For the first time since around May or June 1966, the Zombies returned to a studio to record in October of that year. As the group did not want to record at Decca Studios, Kingsway Studios (later De Lane Lea Studios) was booked on 23 October, something Argent recalls quite clearly. He states that the band met guitarist Jimi Hendrix on his way out of the studio before they entered. Hendrix had just recorded his debut single "Hey Joe" at the studio. The Zombies rendition was, although slightly different to the original, apparently a homage to Little Anthony. Producer Ken Jones, who had been the group's standard producer for their Decca material, was also present during recording. Lead vocalist Colin Blunstone was overdubbed at Advision Studios in order to give the single "extra-kick.", since Jones felt that the vocals "weren't strong enough"

=== Release and reception ===
The release of "Goin' Out Of My Head" was a highlight in the Zombies career, as they had gotten incredibly popular in the Philippines.
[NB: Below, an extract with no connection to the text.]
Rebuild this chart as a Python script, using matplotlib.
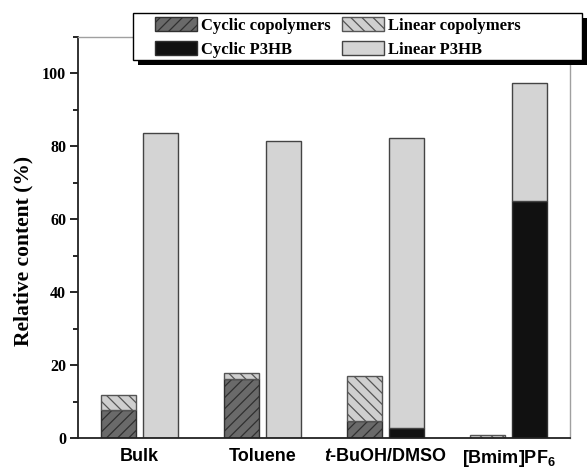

This meant that they had started earning money as well as their commercial success once again started increasing. In hearing this, Decca, who had been keeping "Goin' Out Of My Head" in their vaults for around half a year, decided to release it. So on 17 March 1967, "Goin' Out Of My Head" was released in the UK. As their contract with Parrot Records had expired, the song never got a release in the US. It was backed by "She Does Everything For Me", which was a song Argent had composed. Like all singles by the Zombies after "Tell Her No", it failed to reach Record Retailer. This was to the disappointment of Decca, who thought it would become a big hit, while the Zombies did not attempt to promote it.

The single received generally favourable reviews in the British press. In a review for Disc and Music Echo, critic Penny Valentine called the song "splendid treatment" of the original, hoping it would reach the charts. According to author Claes Johansen, this was expected, as she loved the Zombies music. Derek Johnson of New Musical Express also praised the single, calling it an "exceptionally good tune." He does however, state that it was "too recent" to the original for making the charts. Other than that, he writes that song is "well worth hearing", noting the "colourful" harmonies and its "big-bash treatment". He ends the review by stating that their rendition is "highly creditable." Peter Jones of Record Mirror called the song their "best, performance wise." He notes the vocal arrangement, but just like Johnson, negatively notes the song for being "too early." All in all it was ranked four stars.

The band members put the blame of the lack of chart success on producer Jones. Without the band's consent, Jones dubbed over horns which in turn muddied out some of the vocals. This was disliked by the band, even though they could not do anything against it. As a result, some of the vocal harmonies on the record were also removed, which was another problem for some band members. Argent stated that the demo version of the song they recorded weeks prior sounded better because the "harmonies were massive." Decca's Tony Hall thought that Blunstone was low in the mix, which led to him forcefully having to overdub the vocals. This, combined with the brass track, is largely the biggest contributor to the muddy vocals on the track. Soon after the single, Decca dropped the act, which led to them signing CBS Records later on.